By default when creating and configuring Duplicate Managers a pre-defined Semarchy job is triggered starting with the prefix DUJ
. This Semarchy job contains tasks that are not necessary for a duplicate manager to run, and can sometimes slow the performance of your batch job. If you are experiencing slowness when Confirming Matches, Merging Suggestion, or other related Duplicate Managers tasks, then creating a custom job can help to improve batch performance. In this guide we will remove the Delete tasks from Duplicate Managers, which add unnecessary extra time to your batch process.
Create a Custom Job
- Navigate to the Model Design Tab.
- Under Jobs > Create a New Job.
- Select Next.
- Add the entities that should process in this job. Keep in mind that if your Duplicate Managers also handles child entities, those child entities must be added to the Job as well.
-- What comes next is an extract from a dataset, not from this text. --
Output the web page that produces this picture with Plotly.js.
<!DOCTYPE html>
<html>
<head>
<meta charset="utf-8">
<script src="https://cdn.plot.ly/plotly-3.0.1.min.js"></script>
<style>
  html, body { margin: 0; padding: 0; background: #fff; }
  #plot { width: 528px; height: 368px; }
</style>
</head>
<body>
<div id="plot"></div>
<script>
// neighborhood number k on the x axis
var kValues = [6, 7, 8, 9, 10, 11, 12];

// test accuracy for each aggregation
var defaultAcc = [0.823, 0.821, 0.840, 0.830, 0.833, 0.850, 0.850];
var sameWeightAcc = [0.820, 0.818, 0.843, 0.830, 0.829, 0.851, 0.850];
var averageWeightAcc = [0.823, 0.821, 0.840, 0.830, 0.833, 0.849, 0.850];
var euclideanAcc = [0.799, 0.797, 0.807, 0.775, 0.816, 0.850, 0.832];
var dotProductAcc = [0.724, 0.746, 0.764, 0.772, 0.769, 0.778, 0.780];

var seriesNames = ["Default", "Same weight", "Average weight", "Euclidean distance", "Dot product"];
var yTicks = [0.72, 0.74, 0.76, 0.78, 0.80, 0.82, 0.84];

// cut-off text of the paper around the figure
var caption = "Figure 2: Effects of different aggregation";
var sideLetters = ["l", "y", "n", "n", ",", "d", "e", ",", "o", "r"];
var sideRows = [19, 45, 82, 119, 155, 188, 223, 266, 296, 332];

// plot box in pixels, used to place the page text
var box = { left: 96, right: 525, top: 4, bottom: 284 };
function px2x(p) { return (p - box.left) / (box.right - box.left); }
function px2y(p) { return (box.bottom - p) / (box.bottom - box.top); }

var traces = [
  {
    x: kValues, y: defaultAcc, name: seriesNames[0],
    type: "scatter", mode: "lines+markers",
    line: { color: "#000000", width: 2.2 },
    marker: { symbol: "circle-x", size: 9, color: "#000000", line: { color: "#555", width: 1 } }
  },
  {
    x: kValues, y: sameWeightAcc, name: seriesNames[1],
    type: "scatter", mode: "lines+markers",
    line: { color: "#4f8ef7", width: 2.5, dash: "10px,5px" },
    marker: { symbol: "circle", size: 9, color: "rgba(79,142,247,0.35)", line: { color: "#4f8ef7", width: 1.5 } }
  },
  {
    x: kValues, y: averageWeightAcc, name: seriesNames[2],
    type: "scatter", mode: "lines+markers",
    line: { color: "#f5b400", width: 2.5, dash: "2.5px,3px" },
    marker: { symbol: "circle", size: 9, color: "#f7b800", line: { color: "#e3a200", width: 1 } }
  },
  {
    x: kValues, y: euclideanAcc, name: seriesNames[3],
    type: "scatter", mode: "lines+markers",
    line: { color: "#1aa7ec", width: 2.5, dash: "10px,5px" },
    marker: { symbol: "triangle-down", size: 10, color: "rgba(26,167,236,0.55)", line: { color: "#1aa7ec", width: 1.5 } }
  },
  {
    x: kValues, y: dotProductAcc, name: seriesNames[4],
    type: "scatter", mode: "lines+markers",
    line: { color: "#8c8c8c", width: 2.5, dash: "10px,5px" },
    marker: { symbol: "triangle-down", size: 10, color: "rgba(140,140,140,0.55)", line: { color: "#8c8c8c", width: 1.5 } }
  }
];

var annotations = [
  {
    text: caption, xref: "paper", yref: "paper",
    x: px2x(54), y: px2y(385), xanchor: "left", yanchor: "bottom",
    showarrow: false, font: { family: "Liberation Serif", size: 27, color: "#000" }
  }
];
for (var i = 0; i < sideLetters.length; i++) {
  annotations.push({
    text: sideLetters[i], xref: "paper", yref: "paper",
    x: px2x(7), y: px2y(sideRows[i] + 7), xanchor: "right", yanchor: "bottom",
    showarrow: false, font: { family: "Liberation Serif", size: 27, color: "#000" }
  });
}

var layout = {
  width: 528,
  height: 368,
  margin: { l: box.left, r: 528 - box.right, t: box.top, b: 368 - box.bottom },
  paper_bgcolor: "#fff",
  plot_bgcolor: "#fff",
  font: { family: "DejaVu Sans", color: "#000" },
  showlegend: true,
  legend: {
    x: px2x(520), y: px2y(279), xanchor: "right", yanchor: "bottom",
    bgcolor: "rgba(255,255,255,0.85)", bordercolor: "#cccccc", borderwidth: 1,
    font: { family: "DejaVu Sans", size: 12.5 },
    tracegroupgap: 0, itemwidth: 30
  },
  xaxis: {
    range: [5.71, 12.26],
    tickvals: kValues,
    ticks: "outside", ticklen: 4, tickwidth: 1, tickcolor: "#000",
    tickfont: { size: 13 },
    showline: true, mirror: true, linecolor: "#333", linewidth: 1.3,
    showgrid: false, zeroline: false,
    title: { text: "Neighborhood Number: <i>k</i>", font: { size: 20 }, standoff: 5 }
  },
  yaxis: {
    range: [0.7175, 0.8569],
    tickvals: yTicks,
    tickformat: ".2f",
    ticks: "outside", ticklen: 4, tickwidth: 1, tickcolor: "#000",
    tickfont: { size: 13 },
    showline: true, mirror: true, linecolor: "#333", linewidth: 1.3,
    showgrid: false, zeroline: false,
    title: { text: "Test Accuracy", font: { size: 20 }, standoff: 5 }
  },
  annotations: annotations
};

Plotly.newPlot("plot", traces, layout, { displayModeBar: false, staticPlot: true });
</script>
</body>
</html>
- Under the Job Parameters section, set the PARAM_ENABLE_DELETE_PHASE to 0. This will remove all of the Delete tasks from the Integration Batch.
- You should also set the PARAM_ANALYZE_STATS to 0. This will disable stats collection, which is not needed on smaller data sets and can slow performance.
More details on custom integration jobs can be found in the Developer’s Guide
Enabling the Custom Job in the Duplicate Managers
Now that you have a custom job created, you can use it in Duplicate Managers by selecting it with the On Finish Job property.
Once you have created and configured the new job to run on Duplicate Managers, the final step is to deploy your model to apply your changes.